I heard about a magazine article written by an American woman raising her child in France and discovering that the parents there expect their children to learn to accommodate them – not the other way around. Which means:
- – no sippy cups
- – no childproofing
- – walking strollers in high heels
- – no toys all over the place
- – going to bed on time so parents can have their adult time
Wow! What a good idea! Certainly, this doesn’t just sound like some random invention of those cranky Europeans; it reminds me of ‘how things were done in the old days’ on this side of the pond.It used to be like that here – but in the last thirty years or so, we’ve gotten into this mindset that we ‘do it for the children’ to the point where things are pretty out of balance.
1) Our kids grow up with an inflated, egotistical sense of entitlement. With a “soccer mom” around, who needs a servant or a slave? Kids learn that their whims, needs, get catered to; they get cell phones and rides on demand; the family schedule revolves around their schedules; the family vacations, the house location – all of it is about what’s “best” for them.
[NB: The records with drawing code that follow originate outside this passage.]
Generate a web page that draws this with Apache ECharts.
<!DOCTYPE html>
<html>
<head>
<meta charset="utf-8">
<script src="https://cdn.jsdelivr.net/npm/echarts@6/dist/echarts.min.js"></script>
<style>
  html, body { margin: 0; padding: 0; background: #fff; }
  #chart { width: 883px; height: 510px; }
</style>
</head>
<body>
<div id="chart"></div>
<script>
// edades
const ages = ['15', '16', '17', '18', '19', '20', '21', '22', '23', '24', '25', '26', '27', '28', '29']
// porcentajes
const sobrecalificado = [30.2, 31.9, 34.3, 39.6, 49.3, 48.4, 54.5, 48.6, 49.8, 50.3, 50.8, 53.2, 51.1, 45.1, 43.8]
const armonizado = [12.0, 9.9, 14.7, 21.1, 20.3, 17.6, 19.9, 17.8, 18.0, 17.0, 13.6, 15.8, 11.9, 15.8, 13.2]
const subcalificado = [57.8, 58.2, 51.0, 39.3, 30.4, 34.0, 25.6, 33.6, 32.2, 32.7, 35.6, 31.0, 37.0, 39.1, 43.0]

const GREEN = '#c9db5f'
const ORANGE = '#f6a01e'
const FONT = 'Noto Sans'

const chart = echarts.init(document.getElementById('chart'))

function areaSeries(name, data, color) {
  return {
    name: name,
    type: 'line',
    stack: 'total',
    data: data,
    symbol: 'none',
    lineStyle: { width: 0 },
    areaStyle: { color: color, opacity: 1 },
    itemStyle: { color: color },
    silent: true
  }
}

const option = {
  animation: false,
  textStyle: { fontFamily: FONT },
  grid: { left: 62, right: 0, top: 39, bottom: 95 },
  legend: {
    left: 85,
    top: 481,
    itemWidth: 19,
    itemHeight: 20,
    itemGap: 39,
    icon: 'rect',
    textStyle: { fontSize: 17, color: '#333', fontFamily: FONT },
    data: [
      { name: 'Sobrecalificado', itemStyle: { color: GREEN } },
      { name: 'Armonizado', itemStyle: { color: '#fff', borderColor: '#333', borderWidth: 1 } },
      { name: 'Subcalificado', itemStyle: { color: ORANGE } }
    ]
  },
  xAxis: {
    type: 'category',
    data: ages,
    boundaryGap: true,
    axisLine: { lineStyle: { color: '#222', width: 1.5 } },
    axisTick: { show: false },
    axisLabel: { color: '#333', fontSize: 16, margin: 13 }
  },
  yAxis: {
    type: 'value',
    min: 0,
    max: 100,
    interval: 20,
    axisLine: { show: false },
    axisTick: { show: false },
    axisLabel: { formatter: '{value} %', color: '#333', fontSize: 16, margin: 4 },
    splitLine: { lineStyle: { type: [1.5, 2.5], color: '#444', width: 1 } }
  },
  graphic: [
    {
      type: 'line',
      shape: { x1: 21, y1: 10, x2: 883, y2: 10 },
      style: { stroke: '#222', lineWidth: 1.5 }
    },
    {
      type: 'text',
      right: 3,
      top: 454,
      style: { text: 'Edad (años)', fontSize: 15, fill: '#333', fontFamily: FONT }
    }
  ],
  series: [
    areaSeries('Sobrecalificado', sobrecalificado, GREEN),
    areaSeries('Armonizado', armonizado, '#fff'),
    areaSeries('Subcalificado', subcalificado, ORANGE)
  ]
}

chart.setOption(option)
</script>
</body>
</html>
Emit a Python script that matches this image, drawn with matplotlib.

2) Women become identified as “mothers” only – which, here, is tantamount to second-class status / near servility. Harried, exhausted, stressed, and completely banished to the sphere of children (playgrounds, PTA meetings, soccer practice, playdates, dr visits) whether working or ‘stay-at-home,’ the mother/wife/woman is a domestic servant. Her life, her needs, her friendships, her sexuality, her career, her hobbies, are LAST on the list. Not only does this ruin her as a person, but it sets up her sons and daughters to believe that this is the predictable status/end of every woman.
Let’s re-prioritize and re-balance our homes and our lives. Without a solid identity, a solid marriage or romantic partnership, without friends and a life and being valued as a person first, a woman-mother can’t be the example to her children for how to live a happy, fulfilled existence.
So: Let the kids struggle a bit with the regular glass. Teach the kids not to interrupt you when you’re on the phone. Make your children adhere to a sensible bedtime. Instill in your children a sense that they are part of a community, a household, a world – not that they are the driving center of it.
And they will grow up to respect you, others, and eventually themselves – and the world! – and you, likewise, will respect – and not dislike – your grown, adult children. If this doesn’t work: Send them off to France.